--- BEGIN RECORDS SHOWN ---

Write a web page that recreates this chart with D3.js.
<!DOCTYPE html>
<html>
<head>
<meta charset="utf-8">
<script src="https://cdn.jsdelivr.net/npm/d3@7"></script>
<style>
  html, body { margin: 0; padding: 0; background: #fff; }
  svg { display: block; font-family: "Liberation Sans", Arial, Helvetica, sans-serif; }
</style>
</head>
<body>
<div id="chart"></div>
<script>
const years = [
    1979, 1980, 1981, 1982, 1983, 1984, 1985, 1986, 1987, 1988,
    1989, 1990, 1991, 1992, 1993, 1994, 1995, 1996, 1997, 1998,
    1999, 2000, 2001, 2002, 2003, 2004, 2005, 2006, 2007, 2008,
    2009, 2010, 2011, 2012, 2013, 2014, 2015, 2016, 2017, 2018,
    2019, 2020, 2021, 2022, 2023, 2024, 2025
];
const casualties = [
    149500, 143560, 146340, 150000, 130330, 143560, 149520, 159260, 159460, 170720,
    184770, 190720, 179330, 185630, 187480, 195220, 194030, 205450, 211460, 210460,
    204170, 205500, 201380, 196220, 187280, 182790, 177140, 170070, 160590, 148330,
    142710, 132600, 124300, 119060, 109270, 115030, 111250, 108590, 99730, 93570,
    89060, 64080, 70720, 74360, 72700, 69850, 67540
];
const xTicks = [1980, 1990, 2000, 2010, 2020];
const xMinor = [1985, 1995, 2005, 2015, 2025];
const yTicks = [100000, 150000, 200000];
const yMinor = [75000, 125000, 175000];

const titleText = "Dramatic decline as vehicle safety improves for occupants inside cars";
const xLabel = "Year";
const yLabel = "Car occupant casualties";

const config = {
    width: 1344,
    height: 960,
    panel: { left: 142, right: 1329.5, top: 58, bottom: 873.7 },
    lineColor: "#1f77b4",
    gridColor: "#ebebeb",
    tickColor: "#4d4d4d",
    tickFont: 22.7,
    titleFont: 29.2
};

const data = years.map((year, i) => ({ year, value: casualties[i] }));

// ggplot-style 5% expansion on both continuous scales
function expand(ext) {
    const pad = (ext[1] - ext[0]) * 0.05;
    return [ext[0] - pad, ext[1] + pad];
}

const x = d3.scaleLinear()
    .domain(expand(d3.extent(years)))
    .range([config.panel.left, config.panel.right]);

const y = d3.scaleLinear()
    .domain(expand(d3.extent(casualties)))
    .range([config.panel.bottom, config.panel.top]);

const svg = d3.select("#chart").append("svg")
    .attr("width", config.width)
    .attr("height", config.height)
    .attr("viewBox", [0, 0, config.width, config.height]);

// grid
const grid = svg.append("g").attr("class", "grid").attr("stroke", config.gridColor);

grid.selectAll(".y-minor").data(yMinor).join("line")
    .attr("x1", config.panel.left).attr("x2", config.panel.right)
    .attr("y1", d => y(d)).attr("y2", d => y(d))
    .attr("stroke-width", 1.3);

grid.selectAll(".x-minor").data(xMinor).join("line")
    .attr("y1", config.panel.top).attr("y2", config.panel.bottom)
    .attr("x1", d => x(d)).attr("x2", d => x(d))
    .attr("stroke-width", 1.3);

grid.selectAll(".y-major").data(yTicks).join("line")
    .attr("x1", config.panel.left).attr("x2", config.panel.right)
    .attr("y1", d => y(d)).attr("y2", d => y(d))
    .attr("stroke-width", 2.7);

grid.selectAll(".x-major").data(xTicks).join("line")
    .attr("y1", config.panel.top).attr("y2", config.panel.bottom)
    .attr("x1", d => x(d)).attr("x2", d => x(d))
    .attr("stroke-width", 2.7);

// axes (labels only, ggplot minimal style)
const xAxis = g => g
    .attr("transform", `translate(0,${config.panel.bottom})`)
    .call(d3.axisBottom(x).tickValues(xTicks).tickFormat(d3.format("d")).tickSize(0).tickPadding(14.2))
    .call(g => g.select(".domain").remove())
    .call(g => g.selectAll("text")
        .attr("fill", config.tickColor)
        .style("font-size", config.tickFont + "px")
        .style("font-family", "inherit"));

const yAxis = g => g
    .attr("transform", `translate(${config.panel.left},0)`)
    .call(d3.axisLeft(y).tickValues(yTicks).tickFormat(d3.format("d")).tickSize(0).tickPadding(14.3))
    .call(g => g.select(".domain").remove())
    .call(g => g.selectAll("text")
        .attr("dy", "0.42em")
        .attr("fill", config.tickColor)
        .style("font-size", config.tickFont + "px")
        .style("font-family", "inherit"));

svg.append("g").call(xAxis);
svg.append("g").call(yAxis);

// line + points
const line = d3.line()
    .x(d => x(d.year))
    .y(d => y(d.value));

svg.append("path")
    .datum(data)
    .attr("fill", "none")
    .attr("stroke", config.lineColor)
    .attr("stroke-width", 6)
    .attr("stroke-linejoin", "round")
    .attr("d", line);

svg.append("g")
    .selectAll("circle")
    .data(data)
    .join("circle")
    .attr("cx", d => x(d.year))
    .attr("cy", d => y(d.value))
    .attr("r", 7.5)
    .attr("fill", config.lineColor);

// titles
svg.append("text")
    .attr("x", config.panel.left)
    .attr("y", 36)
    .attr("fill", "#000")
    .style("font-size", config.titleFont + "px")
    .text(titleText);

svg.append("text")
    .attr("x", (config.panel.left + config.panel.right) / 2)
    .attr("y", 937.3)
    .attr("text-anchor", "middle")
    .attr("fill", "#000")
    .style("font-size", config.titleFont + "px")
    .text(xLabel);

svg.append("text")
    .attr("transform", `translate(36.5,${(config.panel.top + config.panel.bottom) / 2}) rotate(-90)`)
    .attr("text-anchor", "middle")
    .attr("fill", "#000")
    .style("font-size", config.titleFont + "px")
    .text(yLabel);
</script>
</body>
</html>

--- END RECORDS SHOWN ---
--- BEGIN RECORDS SHOWN ---

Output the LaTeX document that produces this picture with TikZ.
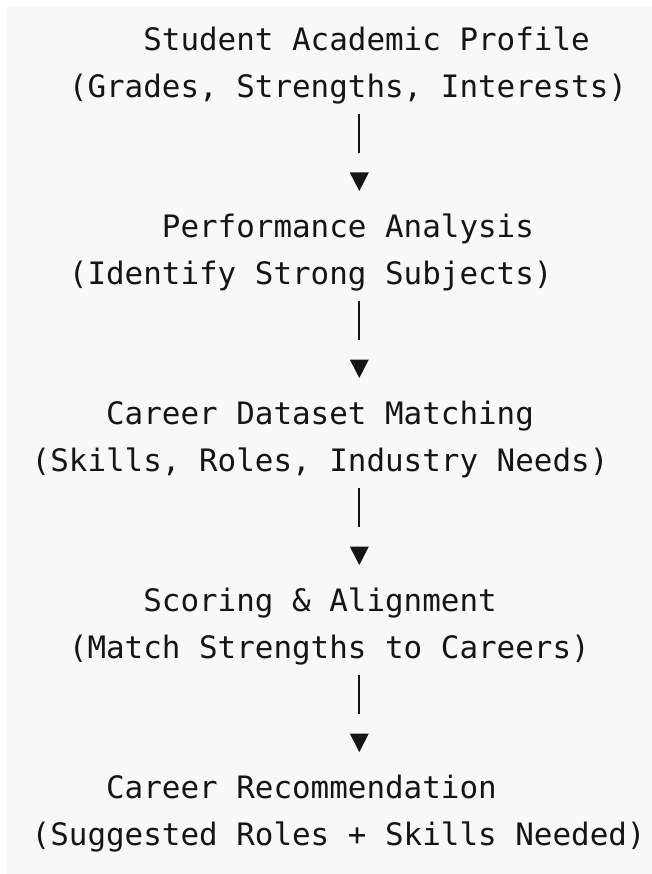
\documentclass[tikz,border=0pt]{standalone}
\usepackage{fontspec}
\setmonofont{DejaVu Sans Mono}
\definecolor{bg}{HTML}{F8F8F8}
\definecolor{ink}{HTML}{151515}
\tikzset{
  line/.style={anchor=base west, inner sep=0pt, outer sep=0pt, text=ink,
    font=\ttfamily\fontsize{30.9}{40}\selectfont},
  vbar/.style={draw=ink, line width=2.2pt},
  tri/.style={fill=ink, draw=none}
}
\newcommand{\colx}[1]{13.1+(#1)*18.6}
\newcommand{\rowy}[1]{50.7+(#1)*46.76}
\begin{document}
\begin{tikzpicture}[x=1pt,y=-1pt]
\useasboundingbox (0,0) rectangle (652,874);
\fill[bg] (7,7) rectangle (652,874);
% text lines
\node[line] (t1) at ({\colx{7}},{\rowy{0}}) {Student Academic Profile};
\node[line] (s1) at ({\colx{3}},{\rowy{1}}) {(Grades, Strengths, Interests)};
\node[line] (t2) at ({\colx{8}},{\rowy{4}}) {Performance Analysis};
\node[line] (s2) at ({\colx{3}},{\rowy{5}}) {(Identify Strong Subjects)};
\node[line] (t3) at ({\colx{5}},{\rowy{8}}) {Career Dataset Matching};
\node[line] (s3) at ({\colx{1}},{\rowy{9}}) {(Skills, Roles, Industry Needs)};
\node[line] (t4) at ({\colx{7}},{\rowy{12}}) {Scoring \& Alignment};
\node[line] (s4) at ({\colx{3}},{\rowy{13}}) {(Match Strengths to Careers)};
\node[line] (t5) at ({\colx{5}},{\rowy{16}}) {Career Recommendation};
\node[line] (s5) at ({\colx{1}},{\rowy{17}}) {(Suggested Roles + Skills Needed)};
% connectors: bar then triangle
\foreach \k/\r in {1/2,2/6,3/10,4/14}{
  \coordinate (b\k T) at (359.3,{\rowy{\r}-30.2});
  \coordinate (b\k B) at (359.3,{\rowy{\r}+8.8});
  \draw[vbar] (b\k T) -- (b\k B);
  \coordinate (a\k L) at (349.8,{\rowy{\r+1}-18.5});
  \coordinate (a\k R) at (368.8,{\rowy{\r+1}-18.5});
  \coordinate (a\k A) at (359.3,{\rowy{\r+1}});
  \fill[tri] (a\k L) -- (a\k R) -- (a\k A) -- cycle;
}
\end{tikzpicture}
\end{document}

--- END RECORDS SHOWN ---
--- BEGIN RECORDS SHOWN ---

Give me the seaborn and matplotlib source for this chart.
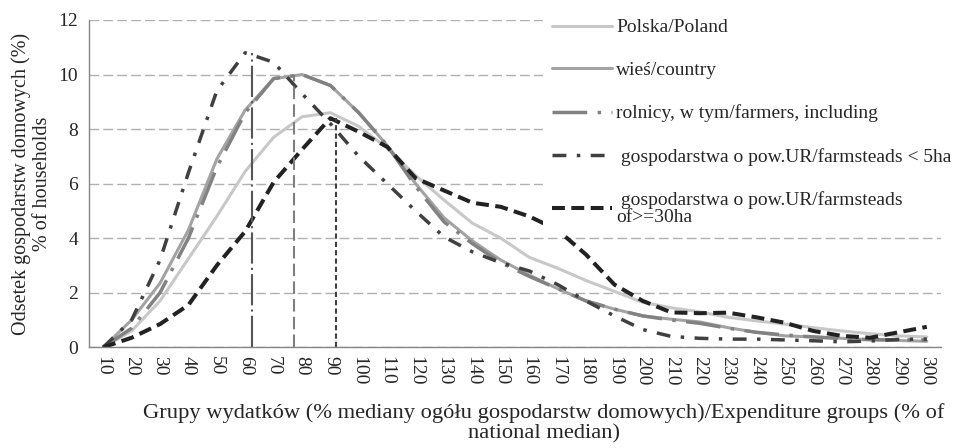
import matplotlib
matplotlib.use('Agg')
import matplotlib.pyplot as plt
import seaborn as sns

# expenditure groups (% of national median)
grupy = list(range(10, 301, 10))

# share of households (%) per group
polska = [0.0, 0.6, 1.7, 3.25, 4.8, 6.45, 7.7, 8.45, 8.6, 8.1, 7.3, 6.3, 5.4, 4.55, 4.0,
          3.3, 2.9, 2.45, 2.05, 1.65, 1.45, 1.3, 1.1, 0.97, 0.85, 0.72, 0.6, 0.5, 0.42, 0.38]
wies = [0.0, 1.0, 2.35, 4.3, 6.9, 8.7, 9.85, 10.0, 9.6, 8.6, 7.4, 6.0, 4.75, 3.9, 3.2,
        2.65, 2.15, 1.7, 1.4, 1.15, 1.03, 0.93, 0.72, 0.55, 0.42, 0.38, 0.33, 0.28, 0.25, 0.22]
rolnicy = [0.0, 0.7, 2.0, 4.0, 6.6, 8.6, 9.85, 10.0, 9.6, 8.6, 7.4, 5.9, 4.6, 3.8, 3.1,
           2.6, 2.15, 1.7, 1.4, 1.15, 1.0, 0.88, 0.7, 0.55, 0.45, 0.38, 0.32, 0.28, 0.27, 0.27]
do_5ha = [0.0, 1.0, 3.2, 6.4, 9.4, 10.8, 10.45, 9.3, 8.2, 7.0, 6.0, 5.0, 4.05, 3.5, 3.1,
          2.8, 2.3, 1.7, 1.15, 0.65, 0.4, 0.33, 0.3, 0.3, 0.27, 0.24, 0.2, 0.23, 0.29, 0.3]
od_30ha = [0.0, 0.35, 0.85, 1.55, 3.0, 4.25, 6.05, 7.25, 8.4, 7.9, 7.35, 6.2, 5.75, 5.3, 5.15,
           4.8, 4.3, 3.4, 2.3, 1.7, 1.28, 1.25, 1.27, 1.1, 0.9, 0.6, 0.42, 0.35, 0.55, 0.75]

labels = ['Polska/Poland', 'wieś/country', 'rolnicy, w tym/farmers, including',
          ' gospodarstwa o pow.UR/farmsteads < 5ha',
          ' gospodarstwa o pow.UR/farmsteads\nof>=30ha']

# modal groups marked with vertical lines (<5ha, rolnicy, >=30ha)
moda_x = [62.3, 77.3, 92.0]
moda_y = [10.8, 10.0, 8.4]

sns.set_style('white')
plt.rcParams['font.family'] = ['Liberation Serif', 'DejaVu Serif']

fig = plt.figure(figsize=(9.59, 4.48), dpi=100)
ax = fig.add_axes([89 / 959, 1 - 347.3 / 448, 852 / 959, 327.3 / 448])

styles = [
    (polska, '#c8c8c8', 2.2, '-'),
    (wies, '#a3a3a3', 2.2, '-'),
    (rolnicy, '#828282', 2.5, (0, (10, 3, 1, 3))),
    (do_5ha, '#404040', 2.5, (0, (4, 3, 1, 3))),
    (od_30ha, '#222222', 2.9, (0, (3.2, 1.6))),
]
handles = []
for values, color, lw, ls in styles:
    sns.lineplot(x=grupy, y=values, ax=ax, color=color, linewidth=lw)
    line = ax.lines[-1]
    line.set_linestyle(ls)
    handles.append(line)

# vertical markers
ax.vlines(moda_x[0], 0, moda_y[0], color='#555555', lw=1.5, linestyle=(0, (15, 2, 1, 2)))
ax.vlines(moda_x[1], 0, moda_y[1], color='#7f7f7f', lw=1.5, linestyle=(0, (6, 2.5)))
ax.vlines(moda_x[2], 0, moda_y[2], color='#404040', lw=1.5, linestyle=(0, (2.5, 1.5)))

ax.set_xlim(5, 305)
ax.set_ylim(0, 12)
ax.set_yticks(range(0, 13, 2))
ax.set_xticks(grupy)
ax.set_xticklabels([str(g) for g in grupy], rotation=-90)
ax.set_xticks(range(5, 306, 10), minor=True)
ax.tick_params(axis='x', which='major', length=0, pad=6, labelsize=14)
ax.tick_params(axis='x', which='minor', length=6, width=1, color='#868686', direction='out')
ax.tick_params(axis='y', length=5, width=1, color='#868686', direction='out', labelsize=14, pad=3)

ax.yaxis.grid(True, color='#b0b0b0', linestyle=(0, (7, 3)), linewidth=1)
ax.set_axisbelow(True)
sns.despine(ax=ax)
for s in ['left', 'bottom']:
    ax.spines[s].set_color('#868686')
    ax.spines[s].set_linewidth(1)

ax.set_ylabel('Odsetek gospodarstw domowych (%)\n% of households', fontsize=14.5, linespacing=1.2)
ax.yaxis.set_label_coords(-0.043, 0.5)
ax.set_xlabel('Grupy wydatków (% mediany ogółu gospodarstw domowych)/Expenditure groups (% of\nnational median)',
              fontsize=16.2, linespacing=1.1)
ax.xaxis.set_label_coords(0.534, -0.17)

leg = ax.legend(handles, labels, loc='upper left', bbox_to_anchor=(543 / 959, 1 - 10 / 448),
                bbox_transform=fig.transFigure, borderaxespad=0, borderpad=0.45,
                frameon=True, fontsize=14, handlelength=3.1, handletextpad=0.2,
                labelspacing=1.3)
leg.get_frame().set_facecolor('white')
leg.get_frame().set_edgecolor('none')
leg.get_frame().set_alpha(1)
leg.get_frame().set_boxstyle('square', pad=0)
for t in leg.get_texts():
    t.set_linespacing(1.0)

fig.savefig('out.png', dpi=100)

--- END RECORDS SHOWN ---

■ **WHAT IS NEEDED**
Leave out the pictures, and copy only the lines from the one holding "Give me the" through the one holding "grupy = list(range(10, 301, 10))", exactly as written.

■ **ANSWER TO THIS PROBLEM**
Give me the seaborn and matplotlib source for this chart.
import matplotlib
matplotlib.use('Agg')
import matplotlib.pyplot as plt
import seaborn as sns

# expenditure groups (% of national median)
grupy = list(range(10, 301, 10))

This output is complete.